KABUL (REUTERS, AFP) - Senior Taliban officials met in Kabul on Sunday (Sept 5) with the United Nations undersecretary-general for humanitarian affairs, who promised to maintain assistance for the Afghan people, Taliban spokesman Suhail Shaheen said.
Mr Mullah Abdul Ghani Baradar, head of the Taliban's political office, and other officials met Mr Martin Griffiths as Afghanistan faces a potentially catastrophic humanitarian crisis caused by severe drought and a collapsing economy.
Mr Griffiths was in the Afghan capital on Sunday for several days of meetings with Taliban leadership amid a looming humanitarian disaster in the country newly under the control of the hardline Islamists.
"The authorities pledged that the safety and security of humanitarian staff, and humanitarian access to people in need, will be guaranteed and that humanitarian workers - both men and women - will be guaranteed freedom of movement," a statement from UN spokesman Stephane Dujarric said.

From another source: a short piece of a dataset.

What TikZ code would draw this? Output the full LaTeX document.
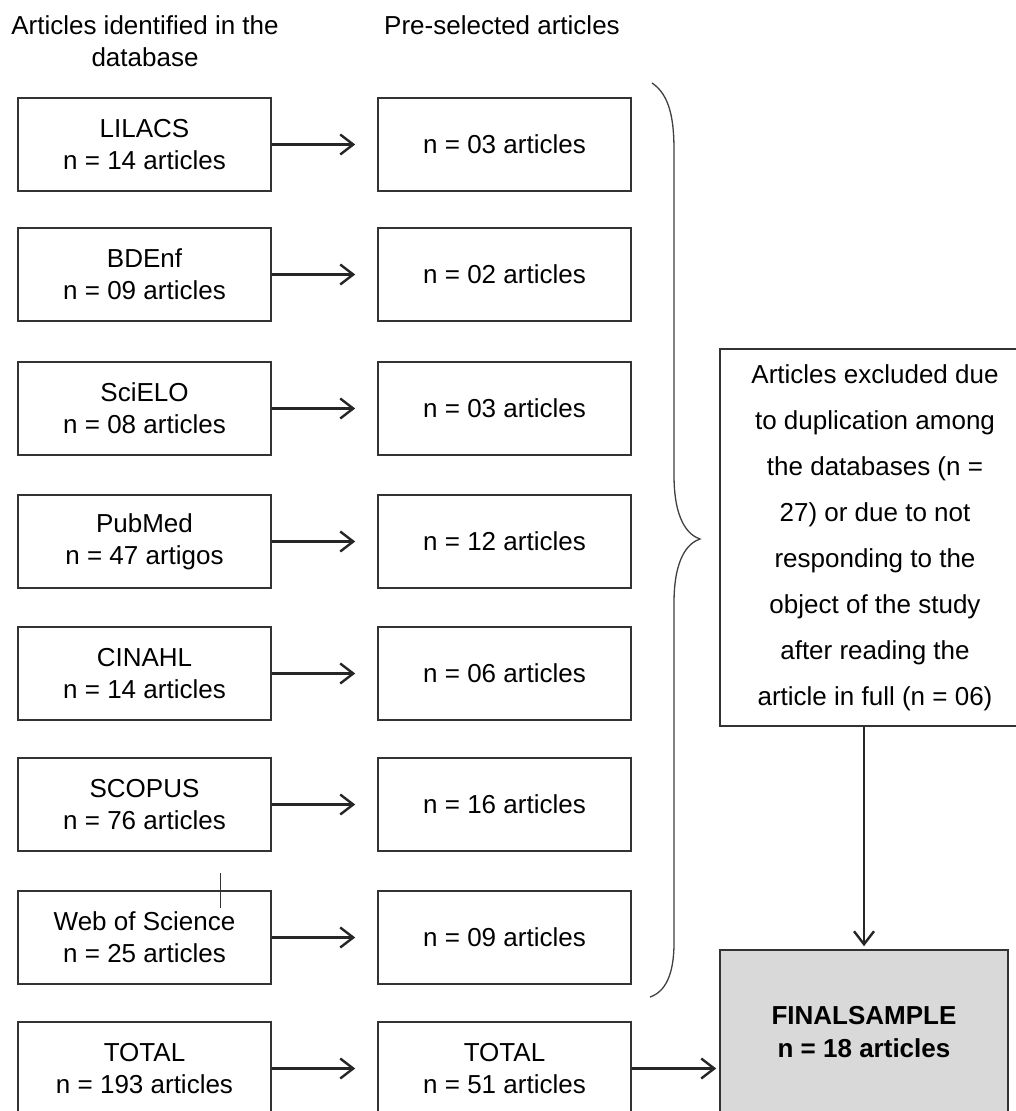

Mr Griffiths reiterated in the meeting that the humanitarian community was committed to delivering "impartial and independent humanitarian assistance", the statement added.
He also called on all parties to ensure the rights and safety of women, both those contributing to aid delivery and civilians.
"The UN delegation promised continuation of humanitarian assistance to the Afghan people, saying he would call for further assistance to Afghanistan during the coming meeting of donor countries," Mr Shaheen said on Twitter.
Afghanistan, one of the poorest countries in the world, has been plunged into crisis by the abrupt end of billions of dollars in foreign aid following the collapse of the Western-backed government and the victory of the Taliban last month.
Mr Shaheen said the Taliban assured the UN delegation of "cooperation and provision of needed facilities".
The UN is expected to convene an international aid conference in Geneva on Sept 13 to help avert what UN Secretary-General Antonio Guterres called a "looming humanitarian catastrophe".
The UN says Afghanistan is mired in a humanitarian crisis affecting 18 million people, or half the population.
Even before the Taliban's lightning offensive that ousted the Western-backed government on Aug 15, Afghanistan was already heavily aid-dependent - with 40 per cent of the country's GDP drawn from foreign funding.
But the future of aid missions in the country under the Taliban has been a source of concern for the UN and aid groups, despite Taliban pledges of a softer brand of rule than during its first stint in power.
Several relief organisations have previously confirmed to AFP they were in talks with the Taliban to continue their operations, or have already received security guarantees for existing programmes.
The UN said this week humanitarian flights had resumed to several Afghan provinces.